Here’s a glance at the credit card options available and provisos to consider.

Key Points

•   Deciding which credit card is right for you can involve considering the features and rewards you want as well as your credit profile.

•   Rewards cards can offer bonuses in a variety of forms, such as cash back, points, or miles.

•   Balance transfer and low introductory rate credit cards can offer relief from high interest rates.

•   Secured and prepaid cards may be good options for those with credit scores that fall below the good range.

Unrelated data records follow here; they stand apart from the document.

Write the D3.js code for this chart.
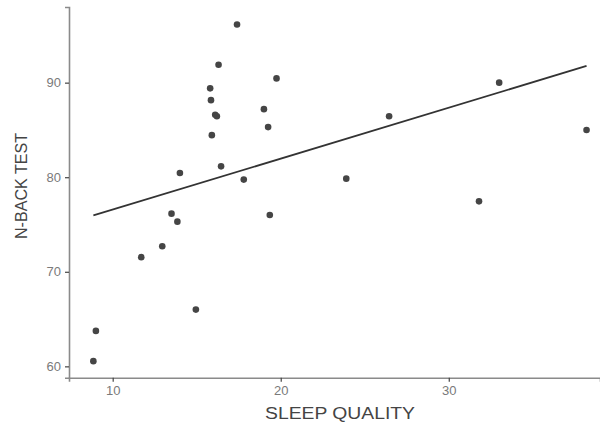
<!DOCTYPE html>
<html>
<head>
<meta charset="utf-8">
<script src="https://cdn.jsdelivr.net/npm/d3@7"></script>
<style>
  body { margin: 0; background: #fff; }
  svg { display: block; font-family: "Liberation Sans", Arial, sans-serif; }
</style>
</head>
<body>
<svg id="chart" width="600" height="423"></svg>
<script>
// sleep quality vs n-back score
const sleepQuality = [17.4, 16.3, 19.75, 15.8, 15.85, 16.1, 16.2, 19.0, 19.25, 15.9, 16.45, 14.0, 17.8, 13.5, 19.35, 13.85, 12.95, 11.7, 14.95, 9.0, 8.85, 26.45, 33.0, 38.2, 23.9, 31.8];
const nBack = [96.15, 91.9, 90.45, 89.4, 88.15, 86.6, 86.45, 87.2, 85.3, 84.45, 81.15, 80.45, 79.75, 76.15, 76.0, 75.3, 72.7, 71.55, 66.0, 63.75, 60.55, 86.45, 90.0, 85.0, 79.85, 77.45];
const xTicks = [10, 20, 30];
const yTicks = [60, 70, 80, 90];

const svg = d3.select("#chart");

const x = d3.scaleLinear().domain([7.4, 39]).range([69, 600]);
const y = d3.scaleLinear().domain([58.8, 98]).range([377.7, 7]);

const points = sleepQuality.map((v, i) => ({ x: v, y: nBack[i] }));

// least squares fit
const mx = d3.mean(points, d => d.x);
const my = d3.mean(points, d => d.y);
const slope = d3.sum(points, d => (d.x - mx) * (d.y - my)) / d3.sum(points, d => (d.x - mx) ** 2);
const icpt = my - slope * mx;
const xr = d3.extent(sleepQuality);
const fit = xr.map(v => ({ x: v, y: icpt + slope * v }));

// axes
const xAxis = svg.append("g")
  .attr("transform", `translate(0,${y.range()[0]})`)
  .call(d3.axisBottom(x).tickValues(xTicks).tickSize(4).tickPadding(4));
const yAxis = svg.append("g")
  .attr("transform", `translate(${x.range()[0]},0)`)
  .call(d3.axisLeft(y).tickValues(yTicks).tickSize(4).tickPadding(4));

[xAxis, yAxis].forEach(a => {
  a.select(".domain").attr("stroke", "#8a8a8a").attr("stroke-width", 1.6);
  a.selectAll(".tick line").attr("stroke", "#444").attr("stroke-width", 1.2);
  a.selectAll(".tick text").attr("fill", "#7a7a7a").style("font-size", "13px");
});

// points
svg.append("g")
  .selectAll("circle")
  .data(points)
  .join("circle")
  .attr("cx", d => x(d.x))
  .attr("cy", d => y(d.y))
  .attr("r", 3.3)
  .attr("fill", "#454545");

// regression line
svg.append("path")
  .datum(fit)
  .attr("fill", "none")
  .attr("stroke", "#333")
  .attr("stroke-width", 1.8)
  .attr("d", d3.line().x(d => x(d.x)).y(d => y(d.y)));

// axis titles (the source image is a bit stretched sideways)
svg.append("text")
  .attr("x", 340)
  .attr("y", 419)
  .attr("text-anchor", "middle")
  .attr("fill", "#444")
  .attr("textLength", 150)
  .attr("lengthAdjust", "spacingAndGlyphs")
  .style("font-size", "16px")
  .text("SLEEP QUALITY");

svg.append("text")
  .attr("transform", "translate(27,186) rotate(-90)")
  .attr("text-anchor", "middle")
  .attr("fill", "#444")
  .attr("textLength", 106)
  .attr("lengthAdjust", "spacingAndGlyphs")
  .style("font-size", "17px")
  .text("N-BACK TEST");
</script>
</body>
</html>
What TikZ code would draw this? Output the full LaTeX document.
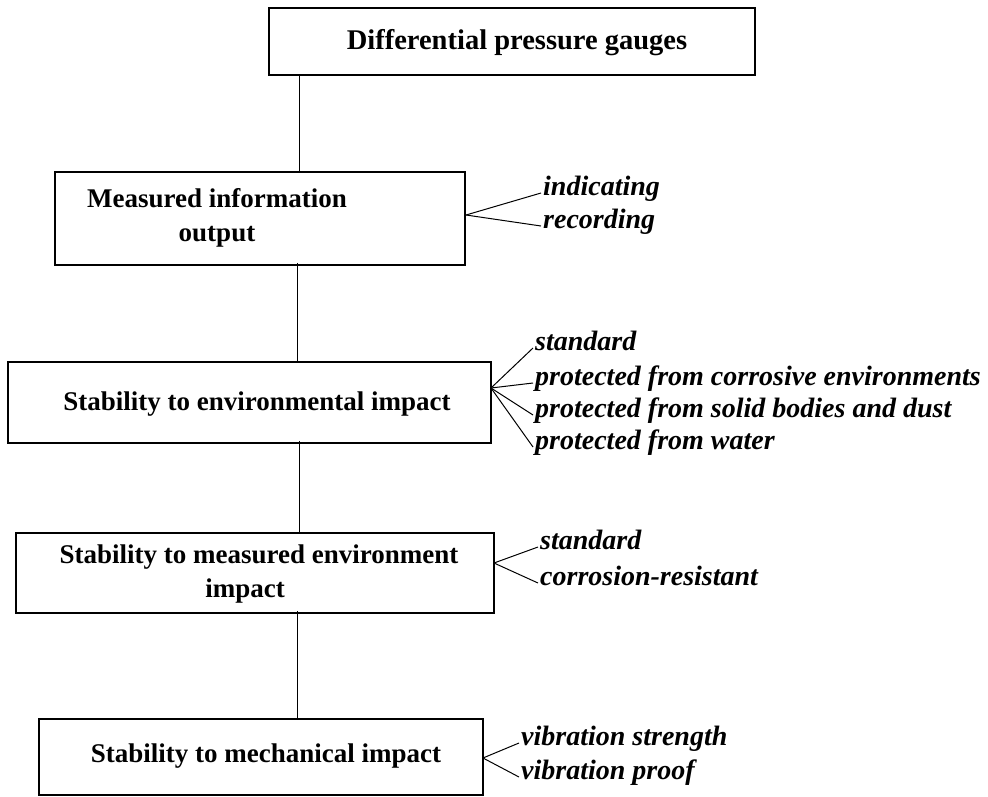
\documentclass[tikz,border=0pt]{standalone}
\usepackage{fontspec}
\setmainfont{Liberation Serif}
\begin{document}
\begin{tikzpicture}[x=1pt,y=-1pt,
  box/.style={draw, line width=1.5pt, rectangle, inner sep=0pt},
  boxtext/.style={font=\fontsize{27}{34}\selectfont\bfseries, align=center, inner sep=0pt},
  branch/.style={font=\fontsize{28}{32}\selectfont\bfseries\itshape, anchor=west, inner xsep=2pt, inner ysep=0pt, text height=0.62em, text depth=0.2em},
  link/.style={line width=1pt}]
\useasboundingbox (0,0) rectangle (988,796);
% boxes
\node[box, minimum width=486pt, minimum height=67pt] (b1) at (512,41.5) {};
\node[box, minimum width=410pt, minimum height=93pt] (b2) at (260,218.5) {};
\node[box, minimum width=483pt, minimum height=81pt] (b3) at (249.5,402.5) {};
\node[box, minimum width=478pt, minimum height=80pt] (b4) at (255,573) {};
\node[box, minimum width=444pt, minimum height=76pt] (b5) at (261,757) {};
% box texts
\node[boxtext, font=\fontsize{28.5}{34}\selectfont\bfseries] (t1) at (517,43) {Differential pressure gauges};
\node[boxtext] (t2) at (217,218) {Measured information\\output};
\node[boxtext] (t3) at (257,404) {Stability to environmental impact};
\node[boxtext] (t4) at (259,574) {Stability to measured environment\\impact\rule{28pt}{0pt}};
\node[boxtext] (t5) at (266,756) {Stability to mechanical impact};
% spine
\coordinate (s1) at (299,0);
\coordinate (s2) at (297,0);
\draw[link] (b1.south -| s1) -- (b2.north -| s1);
\draw[link] ([yshift=3pt]b2.south -| s2) -- (b3.north -| s2);
\draw[link] ([yshift=3pt]b3.south -| s1) -- (b4.north -| s1);
\draw[link] ([yshift=3pt]b4.south -| s2) -- (b5.north -| s2);
% branches
\coordinate (o2) at (466,215);
\node[branch] (i1) at (541,193) {indicating};
\node[branch] (i2) at (541,226) {recording};
\draw[link] (o2) -- (i1.west);
\draw[link] (o2) -- (i2.west);
\coordinate (o3) at (491,388);
\node[branch] (e1) at (533,348) {standard};
\node[branch] (e2) at (533,383) {protected from corrosive environments};
\node[branch] (e3) at (533,415) {protected from solid bodies and dust};
\node[branch] (e4) at (533,447) {protected from water};
\draw[link] (o3) -- (e1.west);
\draw[link] (o3) -- (e2.west);
\draw[link] (o3) -- (e3.west);
\draw[link] (o3) -- (e4.west);
\coordinate (o4) at (494,563);
\node[branch] (m1) at (538,547) {standard};
\node[branch] (m2) at (538,583) {corrosion-resistant};
\draw[link] (o4) -- (m1.west);
\draw[link] (o4) -- (m2.west);
\coordinate (o5) at (483,758);
\node[branch] (v1) at (519,743) {vibration strength};
\node[branch] (v2) at (519,777) {vibration proof};
\draw[link] (o5) -- (v1.west);
\draw[link] (o5) -- (v2.west);
\end{tikzpicture}
\end{document}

•   Applying for a credit card typically involves a hard credit inquiry which will temporarily lower your credit score by up to several points.

Rewards Credit Cards

If you are good about paying off your credit card every month and never incur interest, you might consider a rewards card. These cards may offer sign-up bonuses and give consumers rewards in the form of miles, cash back, or loyalty points.

There are variations on a theme, such as:

•  Bonus offer + 0% period for purchases

•  A set dollar amount in travel or bonus miles if you meet the initial spending requirements

•  Flat-rate cash back

•  Customizable rewards

A few cards offer an eye-opening 5% cash back in rotating categories, up to a limit (such as 5% back on the first $2,000 spent, after which all other purchases earn a lower rate of cash back), and you’ll usually have to manually activate the offer each quarter.

But you can often lessen the work involved and earn more in total cashback rewards with a flat-rate cashback credit card, when all purchases earn the same amount.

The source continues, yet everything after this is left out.